The pacing suffers immediately. Early sequences linger far beyond their narrative value. Interrogation scenes feel forced and unconvincing, raising questions the film does not care to answer. Important developments are buried under repetitive exchanges, while less relevant moments are given excessive time. The result is a slow, uneven rhythm that drains urgency.
The structure also leans heavily on delay. The revelation of Arinzo arrives far too late, close to the film’s final stretch, weakening the promise embedded in the title itself. By the time she takes centre stage, anticipation has already thinned into indifference.
Subplots emerge with the suggestion of purpose, then disappear without resolution. A character like Jali appears positioned for emotional conflict, only to vanish without consequence. Studio sequences involving musicians and producers interrupt rather than enhance the narrative. Even the cross-border settings, while visually appealing, feel disconnected from the story’s core. They function as spectacle rather than substance.

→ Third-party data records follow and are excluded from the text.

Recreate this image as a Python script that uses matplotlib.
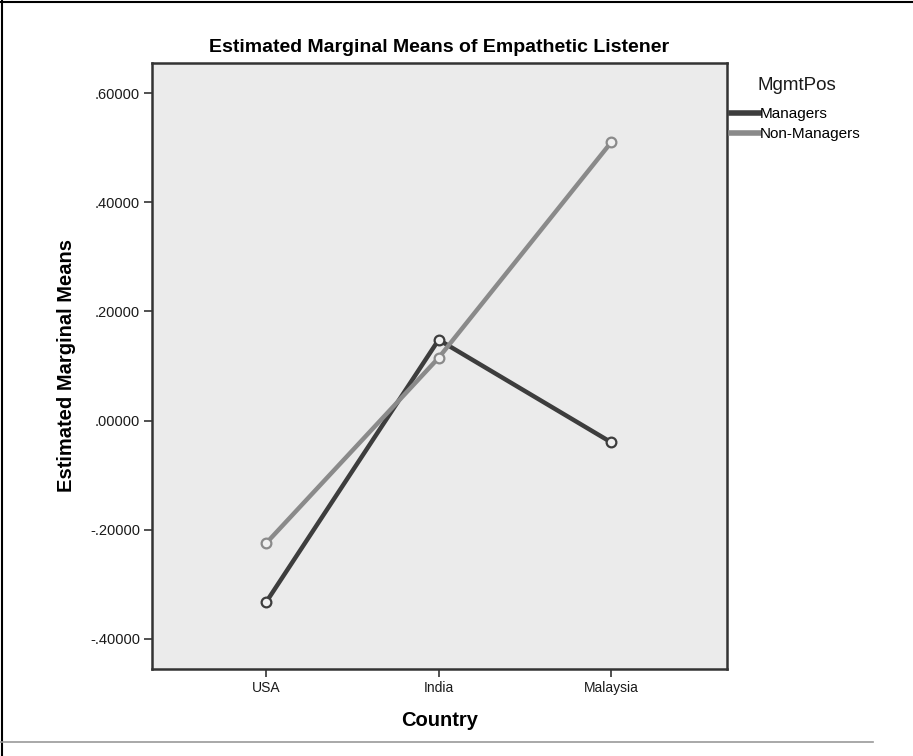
import matplotlib.pyplot as plt
from matplotlib.lines import Line2D
from matplotlib.ticker import FuncFormatter, FixedLocator

countries = ["USA", "India", "Malaysia"]
managers = [-0.333, 0.148, -0.040]
non_managers = [-0.225, 0.115, 0.510]
series_names = ["Managers", "Non-Managers"]
y_ticks = [-0.4, -0.2, 0.0, 0.2, 0.4, 0.6]

plt.rcParams["font.family"] = ["Liberation Sans", "DejaVu Sans"]


def spss_fmt(v, _pos=None):
    s = f"{v:.5f}"
    if s.startswith("-0"):
        return "-" + s[2:]
    if s.startswith("0"):
        return s[1:]
    return s


fig = plt.figure(figsize=(9.13, 7.56), dpi=100)
ax = fig.add_axes([0.1665, 0.1151, 0.6298, 0.8016])
ax.set_facecolor("#ebebeb")

x = list(range(len(countries)))
colors = ["#3d3d3d", "#8a8a8a"]
for vals, name, col in zip([managers, non_managers], series_names, colors):
    ax.plot(x, vals, color=col, lw=3.2, solid_capstyle="round", label=name,
            marker="o", markersize=7, markerfacecolor="#f0f0f0",
            markeredgecolor=col, markeredgewidth=1.6, zorder=3)

ax.set_xlim(-0.66, 2.67)
ax.set_ylim(-0.455, 0.655)
ax.set_xticks(x)
ax.set_xticklabels(countries)
ax.yaxis.set_major_locator(FixedLocator(y_ticks))
ax.yaxis.set_major_formatter(FuncFormatter(spss_fmt))
ax.tick_params(axis="both", labelsize=10.5, length=5.5, width=1.2, color="#333333",
               labelcolor="#1a1a1a", pad=3)
ax.tick_params(axis="x", labelsize=10)
for sp in ax.spines.values():
    sp.set_color("#333333")
    sp.set_linewidth(1.8)

ax.set_xlabel("Country", fontsize=14.5, fontweight="bold", labelpad=12)
ax.set_ylabel("Estimated Marginal Means", fontsize=14.5, fontweight="bold", labelpad=10)
ax.set_title("Estimated Marginal Means of Empathetic Listener", fontsize=14,
             fontweight="bold", pad=8)

# legend: title placed separately, entries below
fig.text(757 / 913, 1 - 85 / 756, "MgmtPos", fontsize=13.5, va="center", ha="left",
         color="#1a1a1a")
handles = [Line2D([], [], color=c, lw=4) for c in colors]
leg = ax.legend(handles, series_names, loc="upper left",
                bbox_to_anchor=(731 / 913, 1 - 107 / 756), bbox_transform=fig.transFigure,
                frameon=False, fontsize=11, handlelength=1.8, handletextpad=0.1,
                labelspacing=0.42, borderaxespad=0.0, borderpad=0.0)

# screenshot frame pieces
fig.add_artist(Line2D([0.002, 0.002], [0, 1], transform=fig.transFigure, color="black", lw=1.5))
fig.add_artist(Line2D([0, 1], [0.998, 0.998], transform=fig.transFigure, color="black", lw=1.5))
fig.add_artist(Line2D([0, 873 / 913], [1 - 742 / 756] * 2, transform=fig.transFigure,
                      color="#999999", lw=1.2))

fig.savefig("out.png", dpi=100)
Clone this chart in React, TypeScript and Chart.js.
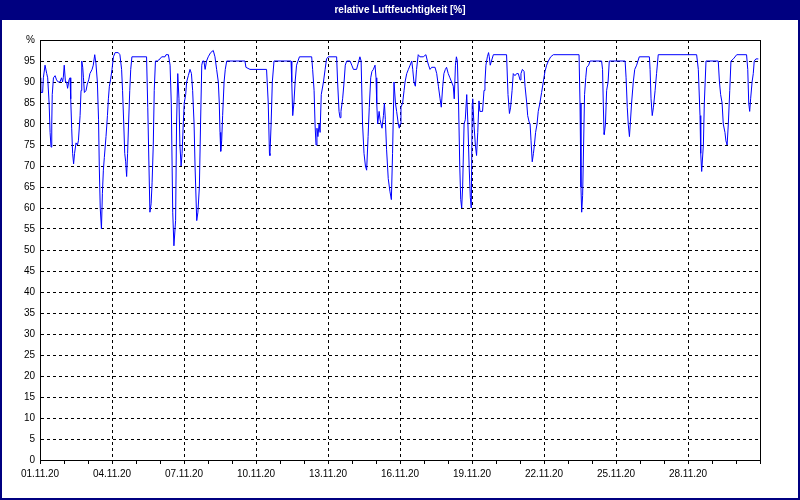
import React, { useEffect, useRef } from 'react';
import { Chart, registerables } from 'chart.js';

Chart.register(...registerables);

const titleText = 'relative Luftfeuchtigkeit [%]';

const xTickLabels = ['01.11.20', '04.11.20', '07.11.20', '10.11.20', '13.11.20', '16.11.20', '19.11.20', '22.11.20', '25.11.20', '28.11.20'];

// time in days since 01.11.20 00:00
const dayOffsets = [
  0.00, 0.03, 0.11, 0.14, 0.21, 0.28, 0.32, 0.38, 0.42, 0.46,
  0.49, 0.51, 0.56, 0.63, 0.69, 0.76, 0.83, 0.90, 0.94, 0.97,
  1.01, 1.06, 1.11, 1.15, 1.21, 1.25, 1.28, 1.32, 1.36, 1.40,
  1.44, 1.50, 1.56, 1.60, 1.67, 1.71, 1.74, 1.78, 1.81, 1.85,
  1.92, 1.97, 2.03, 2.08, 2.17, 2.22, 2.28, 2.33, 2.39, 2.44,
  2.47, 2.51, 2.56, 2.60, 2.64, 2.68, 2.75, 2.81, 2.85, 2.89,
  2.94, 3.00, 3.06, 3.13, 3.26, 3.33, 3.40, 3.44, 3.49, 3.53,
  3.57, 3.61, 3.65, 3.69, 3.74, 3.78, 3.83, 4.44, 4.49, 4.54,
  4.58, 4.63, 4.67, 4.72, 4.76, 4.81, 4.89, 5.00, 5.07, 5.21,
  5.25, 5.35, 5.42, 5.47, 5.53, 5.58, 5.65, 5.69, 5.74, 5.79,
  5.83, 5.88, 5.92, 5.97, 6.01, 6.07, 6.11, 6.18, 6.25, 6.31,
  6.36, 6.42, 6.46, 6.53, 6.58, 6.64,
  6.69, 6.74, 6.78, 6.83, 6.88, 6.94, 7.01, 7.11, 7.22, 7.29,
  7.36, 7.43, 7.47, 7.50, 7.53, 7.57, 7.61, 7.67, 7.72, 7.78,
  8.54, 8.58, 8.75, 9.44, 9.51, 9.56, 9.58, 9.63, 9.68, 9.75,
  10.46, 10.49, 10.53, 10.58, 10.63, 10.69, 10.81, 11.32, 11.36, 11.42,
  11.46, 11.50, 11.54, 11.58, 11.63, 11.67, 11.72, 11.81, 11.88, 11.94,
  12.01, 12.36, 12.40, 12.46, 12.50, 12.54, 12.61, 12.67, 12.72, 12.78,
  12.92, 12.99, 13.06, 13.19, 13.26, 13.33, 13.38, 13.44, 13.50, 13.56,
  13.61, 13.67, 13.72, 13.78, 13.83, 13.89, 13.96, 14.00, 14.03, 14.07,
  14.13, 14.17, 14.21, 14.25, 14.31, 14.35, 14.39, 14.44, 14.51, 14.58,
  14.64, 14.69, 14.75, 14.81, 14.86, 14.93, 14.97,
  15.00, 15.04, 15.11, 15.17, 15.21, 15.28, 15.35, 15.42, 15.49, 15.53,
  15.58, 15.64, 15.69, 15.76, 15.83, 15.97, 16.08, 16.14, 16.19, 16.25,
  16.32, 16.46, 16.53, 16.60, 16.67, 16.72, 16.78, 16.83, 16.89, 16.94,
  17.01, 17.08, 17.15, 17.22, 17.26, 17.31, 17.35, 17.39, 17.44, 17.49,
  17.53, 17.57, 17.61, 17.67, 17.72, 17.78, 17.83, 17.88, 17.93, 17.97,
  18.01, 18.03, 18.08, 18.14, 18.19, 18.24, 18.29, 18.33, 18.44, 18.50,
  18.54, 18.58, 18.64, 18.69, 18.72, 18.76, 18.81, 18.89, 19.44, 19.50,
  19.56, 19.61, 19.67, 19.72, 19.79, 19.86, 19.93, 20.00, 20.04, 20.10,
  20.17, 20.21, 20.28, 20.32, 20.38, 20.42, 20.46, 20.51, 20.56, 20.60,
  20.65, 20.71, 20.76, 20.83, 20.90, 20.97, 21.04, 21.11, 21.18, 21.28,
  21.39, 22.46, 22.50, 22.54, 22.57, 22.61, 22.65, 22.69, 22.74, 22.78,
  22.86, 22.92, 23.33,
  23.40, 23.44, 23.47, 23.50, 23.51, 23.56, 23.61, 23.67, 23.72, 24.38,
  24.42, 24.47, 24.51, 24.56, 24.60, 24.65, 24.72, 24.78, 24.86, 24.97,
  25.39, 25.42, 25.46, 25.51, 25.56, 25.63, 25.69, 25.76, 27.36, 27.43,
  27.50, 27.53, 27.57, 27.64, 27.68, 27.75, 28.26, 28.31, 28.36, 28.42,
  28.47, 28.54, 28.58, 28.63, 28.68, 28.74, 28.79, 28.89, 29.03, 29.44,
  29.49, 29.53, 29.57, 29.61, 29.67, 29.72, 29.76, 29.83, 29.93,
];

// relative humidity in %
const humidity = [
  91, 87.5, 87.5, 91, 94, 92, 91, 85, 78, 74.5,
  80, 87, 91, 91.5, 90.5, 90, 90, 91, 90, 91,
  94, 90, 90, 88.5, 90.5, 91, 86, 79, 73, 70.5,
  73, 75.5, 75, 76, 82, 88, 95, 93.5, 91, 87.5,
  88, 89.5, 90.5, 92, 93, 94, 96.5, 94.5, 90, 81,
  70, 60, 55, 63.5, 69, 72, 77, 82, 86, 89,
  90.5, 93, 96, 97, 97, 96.5, 93, 88, 80, 73,
  71, 67.5, 73, 80, 88, 93, 96, 96, 84, 70,
  59, 61, 66, 75, 88, 95, 95, 95.5, 96, 96,
  96.5, 96.5, 94, 85, 59, 51, 57, 80, 92, 86,
  75, 70, 73, 80, 85, 87, 90, 91.5, 93, 92,
  88, 80, 70, 57, 59, 65,
  80, 94, 95, 95, 93, 95, 96, 97, 97.5, 96,
  93, 90, 85, 78, 73.5, 76, 82, 90, 93, 95,
  95, 93.5, 93, 93, 85, 73, 72.5, 80, 90, 95,
  95, 90, 82, 85, 90, 94, 96, 96, 93, 88,
  80, 75, 79, 77, 80, 78, 87, 90, 93, 95.5,
  96, 96, 90, 83, 81.5, 83, 86, 90, 94, 95,
  95, 94, 93, 93, 94.5, 96, 95, 80, 73, 70,
  69, 77, 84, 91, 92.5, 93, 94, 91, 85, 80,
  83, 81, 80, 79, 82, 85, 81, 74, 67, 64,
  62, 73, 90, 85, 83, 80, 79,
  80, 84, 85, 88, 90, 92, 93, 94, 95, 93,
  90, 89, 93, 96.5, 96, 96, 96.5, 95, 94, 93,
  93.5, 93.5, 92, 89, 86, 84, 89, 92, 93, 93.5,
  92, 91, 90, 89, 86, 94, 96, 95, 85, 70,
  62, 60, 65, 80, 81, 87, 80, 70, 62.5, 60,
  85, 86, 80, 75, 72.5, 78, 85.5, 83, 83, 88,
  90, 94, 96, 97, 96, 94, 95, 96.5, 96.5, 87,
  82.5, 84, 88, 92, 91.5, 92, 92, 90.5, 92, 93,
  92.5, 89, 85, 82, 80.5, 80, 76, 71, 73, 75,
  78, 80, 83, 85, 87.5, 90, 92.5, 94, 95, 96,
  96.5, 96.5, 85, 65, 59, 63, 75, 87, 91, 93.5,
  94, 95, 95,
  95, 93, 85, 78, 77.5, 80, 88, 90, 95, 95,
  91, 84, 80, 77, 80.5, 85, 90, 93, 94, 96,
  96, 93, 86, 82, 84, 88, 92, 96.5, 96.5, 93,
  82, 73, 68.7, 75, 85, 95, 95, 90, 87, 85,
  80, 78, 76, 75, 80, 88, 95, 95.5, 96.5, 96.5,
  93, 85, 83, 86, 90, 92, 95, 95.5, 95.5,
];

const NAVY = '#000080';
const FONT = '"Liberation Sans", Arial, sans-serif';

const framePlugin = {
  id: 'frame',
  beforeDraw(chart: any) {
    const { ctx, width, height } = chart;
    ctx.save();
    ctx.fillStyle = '#ffffff';
    ctx.fillRect(0, 0, width, height);
    ctx.fillStyle = NAVY;
    ctx.fillRect(0, 0, width, 20);
    ctx.strokeStyle = NAVY;
    ctx.lineWidth = 2;
    ctx.strokeRect(1, 1, width - 2, height - 2);
    ctx.restore();
  },
  afterDraw(chart: any) {
    const { ctx, chartArea } = chart;
    ctx.save();
    ctx.strokeStyle = '#000000';
    ctx.lineWidth = 1;
    ctx.setLineDash([]);
    ctx.strokeRect(
      Math.round(chartArea.left) + 0.5,
      Math.round(chartArea.top) + 0.5,
      Math.round(chartArea.right - chartArea.left),
      Math.round(chartArea.bottom - chartArea.top)
    );
    ctx.restore();
  },
};

export default function App() {
  const canvasRef = useRef<HTMLCanvasElement | null>(null);

  useEffect(() => {
    if (!canvasRef.current) return;
    const points = dayOffsets.map((d, i) => ({ x: d, y: humidity[i] }));
    const chart = new Chart(canvasRef.current, {
      type: 'line',
      data: {
        datasets: [
          {
            data: points,
            borderColor: '#0000ff',
            borderWidth: 1,
            pointRadius: 0,
            tension: 0,
            fill: false,
          },
        ],
      },
      options: {
        animation: false,
        responsive: false,
        devicePixelRatio: 1,
        layout: { padding: { left: 0, right: 0, top: 0, bottom: 0 } },
        plugins: {
          legend: { display: false },
          tooltip: { enabled: false },
          title: {
            display: true,
            text: titleText,
            color: '#ffffff',
            font: { family: FONT, size: 10, weight: 'bold' },
            padding: { top: 4, bottom: 24 },
          },
        },
        scales: {
          x: {
            type: 'linear',
            min: 0,
            max: 30,
            afterFit(scale: any) {
              scale.height = 40;
            },
            ticks: {
              stepSize: 1,
              autoSkip: false,
              maxRotation: 0,
              padding: 4,
              color: '#000000',
              font: { family: FONT, size: 10 },
              callback(value: any) {
                const v = Number(value);
                if (v % 3 === 0 && v / 3 < xTickLabels.length) return xTickLabels[v / 3];
                return '';
              },
            },
            grid: {
              drawTicks: true,
              tickLength: 4,
              tickColor: '#000000',
              tickBorderDash: [],
              color: (ctx: any) => {
                const v = ctx.tick ? ctx.tick.value : 0;
                return v % 3 === 0 && v > 0 && v < 30 ? '#000000' : 'rgba(0,0,0,0)';
              },
              lineWidth: 1,
            },
            border: { display: true, color: '#000000', dash: [3, 3] },
          },
          y: {
            min: 0,
            max: 100,
            afterFit(scale: any) {
              scale.width = 40;
            },
            ticks: {
              stepSize: 5,
              padding: 5,
              color: '#000000',
              font: { family: FONT, size: 10 },
              callback(value: any) {
                return Number(value) === 100 ? '%' : String(value);
              },
            },
            grid: {
              drawTicks: false,
              color: (ctx: any) => {
                const v = ctx.tick ? ctx.tick.value : 0;
                return v > 0 && v < 100 ? '#000000' : 'rgba(0,0,0,0)';
              },
              lineWidth: 1,
            },
            border: { display: true, color: '#000000', dash: [3, 3] },
          },
          yRightSpacer: {
            type: 'linear',
            position: 'right',
            min: 0,
            max: 100,
            afterFit(scale: any) {
              scale.width = 40;
            },
            ticks: { display: false },
            grid: { display: false, drawTicks: false },
            border: { display: false },
          },
        },
      } as any,
      plugins: [framePlugin],
    });
    return () => chart.destroy();
  }, []);

  return (
    <div style={{ position: 'fixed', left: 0, top: 0, width: 800, height: 500, background: '#ffffff' }}>
      <canvas ref={canvasRef} width={800} height={500} style={{ display: 'block', width: 800, height: 500 }} />
    </div>
  );
}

When the film begins to lose coherence, it turns to narration. Characters explain what the film cannot dramatise. This reliance exposes structural fragility. A story that must constantly tell you what is happening has already lost control of how it unfolds.
Performances Fighting an Uneven Foundation
There are performances in The Return of Arinzo that attempt to hold the film together. Mercy Aigbe delivers with intention, shaping her character with a sharp, controlled energy that cuts through the surrounding inconsistency. She understands the stakes of her role and commits to them, even when the script offers limited support.
Funke Akindele brings presence and familiarity, adding weight to her scenes, particularly in moments of confrontation. Bimbo Akintola contributes a grounded steadiness that the film benefits from, even in brief appearances.
There are also smaller efforts worth noting. Enioluwa Adeoluwa shows visible improvement, delivering a performance that feels more controlled than expected within the film’s chaos.
Yet these pockets of strength are surrounded by inconsistency. Several performances feel underdeveloped, some lacking conviction, others simply unnecessary. The casting itself raises questions. It begins to feel less like a deliberate assembly of talent and more like a network of proximity, where relationships dictate presence.
Dialogue becomes a major obstacle. Much of it sounds rehearsed, delivered with a stiffness that breaks immersion. Some lines carry an artificial rhythm, almost mechanical in phrasing, which makes emotional moments feel constructed rather than lived. Even strong performers struggle within this constraint, their efforts undercut by writing that does not trust natural speech.
Where Craft Reaches Beyond the Story
There is visible effort in the film’s technical construction. The cinematography shows intention, particularly in its use of aerial shots to frame Lagos with scale and clarity. The campaign rally sequence stands out, with its use of a customised bus as a stage in a busy market, capturing a sense of political theatre that feels alive.
The Return of Arinzo also attempts continuity with its predecessor, weaving in narrative callbacks and familiar character threads. This suggests an awareness of its own history, an effort to maintain connection with the original story world.
The score supports mood without overwhelming it, and certain compositions show a desire to elevate the film visually beyond its origins.
Yet these strengths are consistently undercut. The action sequences that are expected are only a few. Editing further contributes to the imbalance. Scenes extend beyond their usefulness, weakening rhythm and reinforcing the film’s sluggish pace. Tonal inconsistency becomes more visible here. The film signals action, political drama, and revenge, yet moves with the hesitation of something unsure of its identity.
Final Thoughts
There is ambition here that deserves acknowledgement. The attempt to bridge industries, to pull Nigerian and Tanzanian talent into a shared cinematic space, reflects a forward-looking instinct. Nollywood has seen the benefits of cross-industry collaboration before, and this film gestures toward that possibility again.
But ambition without discipline exposes more than it builds.
Yet ambition alone does not sustain a film. Structure, clarity, and restraint are what allow ambition to translate into impact. Here, the film reaches in too many directions at once, mistaking scale for substance.
The result is a film that feels assembled rather than shaped. It gestures at meaning, but rarely settles long enough to explore it. Even its central promise, the return of Arinzo, becomes symbolic of its larger problem: a delayed arrival that never fully justifies the wait.
Verdict
The Return of Arinzo offers flashes of strong performance and visual ambition, but struggles to sustain either. Viewers drawn to its cast and spectacle may find moments to hold on to.
For anyone seeking a focused, emotionally grounded story, it asks for more patience than it rewards.